ANOVA 是方差分析（<ins>AN</ins>alysis <ins>O</ins>f <ins>VA</ins>riance）的缩写，又称 F 检验, 用于三个及以上样本均值差别的显著性检验。它基于以下假设：

* 所有的数据都是随机采样的。
* 每个组的方差是一样的（同调性），各组的标准差中最大和最小的比例不超过 $2∶1$。
* 残差是正态分布。

2. **(5 points) Focus on two columns columns: Category (Col\[2\]) and Average Age (Col\[7\]). Taking feature Average Age as an example, we want to measure whether the average age varied significantly across the categories.
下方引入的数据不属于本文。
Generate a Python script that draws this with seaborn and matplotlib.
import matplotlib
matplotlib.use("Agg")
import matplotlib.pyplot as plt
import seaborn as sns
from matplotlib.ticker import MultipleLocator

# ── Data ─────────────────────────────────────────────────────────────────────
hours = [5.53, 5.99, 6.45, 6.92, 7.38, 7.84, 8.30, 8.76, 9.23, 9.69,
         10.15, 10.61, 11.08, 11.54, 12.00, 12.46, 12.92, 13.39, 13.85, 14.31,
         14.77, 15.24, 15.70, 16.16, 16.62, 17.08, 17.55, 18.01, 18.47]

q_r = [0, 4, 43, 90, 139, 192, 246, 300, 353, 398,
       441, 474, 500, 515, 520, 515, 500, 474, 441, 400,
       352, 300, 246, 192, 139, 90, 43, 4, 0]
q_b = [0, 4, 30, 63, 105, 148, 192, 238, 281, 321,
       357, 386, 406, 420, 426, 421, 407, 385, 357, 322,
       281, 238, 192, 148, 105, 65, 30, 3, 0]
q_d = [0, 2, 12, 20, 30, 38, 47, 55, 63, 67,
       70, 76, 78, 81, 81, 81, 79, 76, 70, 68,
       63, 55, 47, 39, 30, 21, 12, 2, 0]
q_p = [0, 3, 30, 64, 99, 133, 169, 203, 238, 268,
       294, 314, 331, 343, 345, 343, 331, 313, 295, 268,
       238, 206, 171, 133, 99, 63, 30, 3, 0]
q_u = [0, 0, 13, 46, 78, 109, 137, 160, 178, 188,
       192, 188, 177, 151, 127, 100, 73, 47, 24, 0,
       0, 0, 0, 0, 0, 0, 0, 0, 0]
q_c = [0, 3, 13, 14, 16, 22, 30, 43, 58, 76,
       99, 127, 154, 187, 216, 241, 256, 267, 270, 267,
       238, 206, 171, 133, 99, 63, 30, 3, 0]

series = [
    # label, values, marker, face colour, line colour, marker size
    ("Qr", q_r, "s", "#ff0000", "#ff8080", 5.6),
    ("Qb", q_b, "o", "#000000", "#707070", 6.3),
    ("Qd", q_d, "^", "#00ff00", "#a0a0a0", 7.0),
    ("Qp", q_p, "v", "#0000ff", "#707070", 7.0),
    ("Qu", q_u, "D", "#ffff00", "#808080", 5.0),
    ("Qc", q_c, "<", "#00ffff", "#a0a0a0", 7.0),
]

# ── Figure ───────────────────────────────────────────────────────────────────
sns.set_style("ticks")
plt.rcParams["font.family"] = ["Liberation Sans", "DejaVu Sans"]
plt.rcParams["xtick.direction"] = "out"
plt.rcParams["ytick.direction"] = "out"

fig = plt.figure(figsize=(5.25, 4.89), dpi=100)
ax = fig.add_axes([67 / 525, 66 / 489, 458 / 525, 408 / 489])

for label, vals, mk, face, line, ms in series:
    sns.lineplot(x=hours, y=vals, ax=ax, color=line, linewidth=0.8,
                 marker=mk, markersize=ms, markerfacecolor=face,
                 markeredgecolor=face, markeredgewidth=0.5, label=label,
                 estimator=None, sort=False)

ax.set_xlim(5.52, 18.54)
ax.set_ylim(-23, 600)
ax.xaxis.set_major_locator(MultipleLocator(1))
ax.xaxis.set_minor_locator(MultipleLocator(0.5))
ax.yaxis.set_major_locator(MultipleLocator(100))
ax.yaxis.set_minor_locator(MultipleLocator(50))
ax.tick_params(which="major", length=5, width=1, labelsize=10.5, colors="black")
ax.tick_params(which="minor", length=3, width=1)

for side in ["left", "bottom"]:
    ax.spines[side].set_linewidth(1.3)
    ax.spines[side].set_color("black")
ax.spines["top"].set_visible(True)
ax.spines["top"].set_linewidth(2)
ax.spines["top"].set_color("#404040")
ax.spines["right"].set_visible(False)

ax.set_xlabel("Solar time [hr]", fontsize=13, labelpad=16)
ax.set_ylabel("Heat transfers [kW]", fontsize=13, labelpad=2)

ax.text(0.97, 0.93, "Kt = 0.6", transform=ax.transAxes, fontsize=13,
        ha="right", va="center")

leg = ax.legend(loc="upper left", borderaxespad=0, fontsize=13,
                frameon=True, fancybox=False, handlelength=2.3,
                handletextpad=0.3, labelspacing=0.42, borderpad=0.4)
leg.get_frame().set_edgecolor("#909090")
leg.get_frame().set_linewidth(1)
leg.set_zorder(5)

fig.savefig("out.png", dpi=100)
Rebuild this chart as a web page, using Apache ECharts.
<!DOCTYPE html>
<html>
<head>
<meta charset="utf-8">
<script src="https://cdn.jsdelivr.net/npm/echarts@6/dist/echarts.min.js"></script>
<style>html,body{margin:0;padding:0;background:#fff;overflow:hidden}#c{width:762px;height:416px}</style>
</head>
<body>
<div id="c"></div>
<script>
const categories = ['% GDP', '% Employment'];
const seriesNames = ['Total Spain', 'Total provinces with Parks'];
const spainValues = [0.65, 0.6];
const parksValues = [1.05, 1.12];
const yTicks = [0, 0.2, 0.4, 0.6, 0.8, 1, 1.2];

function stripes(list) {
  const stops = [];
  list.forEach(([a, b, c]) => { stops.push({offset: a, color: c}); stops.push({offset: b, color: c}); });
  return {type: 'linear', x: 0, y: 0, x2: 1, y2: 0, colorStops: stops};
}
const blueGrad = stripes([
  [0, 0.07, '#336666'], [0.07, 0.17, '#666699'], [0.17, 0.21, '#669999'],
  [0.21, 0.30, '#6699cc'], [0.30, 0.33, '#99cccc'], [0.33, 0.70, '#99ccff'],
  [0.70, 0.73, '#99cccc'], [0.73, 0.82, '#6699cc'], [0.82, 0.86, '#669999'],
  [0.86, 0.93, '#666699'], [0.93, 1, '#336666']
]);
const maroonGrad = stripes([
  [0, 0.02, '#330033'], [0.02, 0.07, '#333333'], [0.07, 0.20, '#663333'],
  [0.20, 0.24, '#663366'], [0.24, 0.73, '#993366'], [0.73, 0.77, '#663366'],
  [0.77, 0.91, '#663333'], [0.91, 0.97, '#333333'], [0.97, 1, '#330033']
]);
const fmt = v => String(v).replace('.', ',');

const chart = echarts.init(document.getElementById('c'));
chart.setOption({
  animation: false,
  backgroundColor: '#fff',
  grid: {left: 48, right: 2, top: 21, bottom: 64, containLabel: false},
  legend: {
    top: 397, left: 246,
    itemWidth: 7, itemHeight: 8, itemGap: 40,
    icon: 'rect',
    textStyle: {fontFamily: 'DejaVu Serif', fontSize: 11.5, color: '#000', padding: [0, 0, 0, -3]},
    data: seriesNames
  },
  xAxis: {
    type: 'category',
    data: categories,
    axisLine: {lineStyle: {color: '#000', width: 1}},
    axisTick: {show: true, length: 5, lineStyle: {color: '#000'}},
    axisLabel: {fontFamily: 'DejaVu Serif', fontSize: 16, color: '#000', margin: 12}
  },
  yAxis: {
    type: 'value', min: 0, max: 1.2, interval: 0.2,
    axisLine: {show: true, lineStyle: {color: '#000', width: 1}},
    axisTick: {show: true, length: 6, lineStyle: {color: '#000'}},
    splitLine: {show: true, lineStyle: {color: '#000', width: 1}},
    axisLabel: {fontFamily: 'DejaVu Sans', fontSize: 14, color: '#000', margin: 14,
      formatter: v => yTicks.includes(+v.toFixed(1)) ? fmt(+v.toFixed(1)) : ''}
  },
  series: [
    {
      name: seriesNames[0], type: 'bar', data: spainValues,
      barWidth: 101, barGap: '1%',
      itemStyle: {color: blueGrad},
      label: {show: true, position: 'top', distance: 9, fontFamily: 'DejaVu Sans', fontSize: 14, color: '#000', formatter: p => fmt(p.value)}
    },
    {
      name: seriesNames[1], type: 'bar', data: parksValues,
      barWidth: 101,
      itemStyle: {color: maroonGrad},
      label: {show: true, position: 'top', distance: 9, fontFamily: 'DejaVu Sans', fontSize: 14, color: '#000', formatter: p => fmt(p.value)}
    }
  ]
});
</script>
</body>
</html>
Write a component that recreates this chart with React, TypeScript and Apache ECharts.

Clearly state the null (H0) and the alternative (H1) hypotheses for this task.**

定义相同 category 的样本属于同一个组（group）。

* H0: 所有组的均值都相等（$\mu_1 = \mu_2 = \cdots$)
* H1: 不是所有组的均值都相等。

In [3]:
import pandas as pd
import numpy as np
from scipy.stats import normaltest
from scipy.stats import f_oneway
from scipy.stats import f
from scipy.stats import boxcox
from scipy.stats import yeojohnson
import seaborn as sns
import matplotlib.pyplot as plt
from matplotlib import font_manager
# TODO: widget
# Must run in jupyterlab with commit:
# https://github.com/jupyterlab/jupyterlab/tree/1bd8d78b06908f20e3f95da2158ce402abdc4df6
# pip install --user ipympl
# jupyter labextension install @jupyter-widgets/jupyterlab-manager@1.0
%matplotlib notebook

# Only Tested in Windows with Python 3.9
plt.rcParams['font.sans-serif'] = ['SimHei']
plt.rcParams['axes.unicode_minus'] = False

# Bug @  ~\AppData\Roaming\Python\Python39\site-packages\xlrd\xlsx.py:L60
data = pd.read_excel('data.xlsx')

def hypothesis_test(p_value, alpha=.01):
    return (f'p_value = {p_value:.4e}' +
          (f' < {alpha} (Reject H0)' if p_value < alpha else
          f' > {alpha} (Accept H0)'))



In [4]:
# Q3-(a)
_, p_value = normaltest(data['平均年龄'])
print(hypothesis_test(p_value))

fig = plt.figure(figsize=(10, 6))
ax1 = fig.add_subplot(2, 1, 1)
ax1.scatter(data['平均年龄'].index, data['平均年龄'].values)
plt.grid()
ax2 = fig.add_subplot(2, 1, 2)
data['平均年龄'].hist(bins=30, alpha=0.5, ax=ax2)
# Note that kde (kernel density estimation) is not empirical pdf
data['平均年龄'].plot(kind='kde', secondary_y=True, ax=ax2)
plt.grid()
plt.show()

p_value = 4.8348e-06 < 0.01 (Reject H0)


Canvas(toolbar=Toolbar(toolitems=[('Home', 'Reset original view', 'home', 'home'), ('Back', 'Back to previous …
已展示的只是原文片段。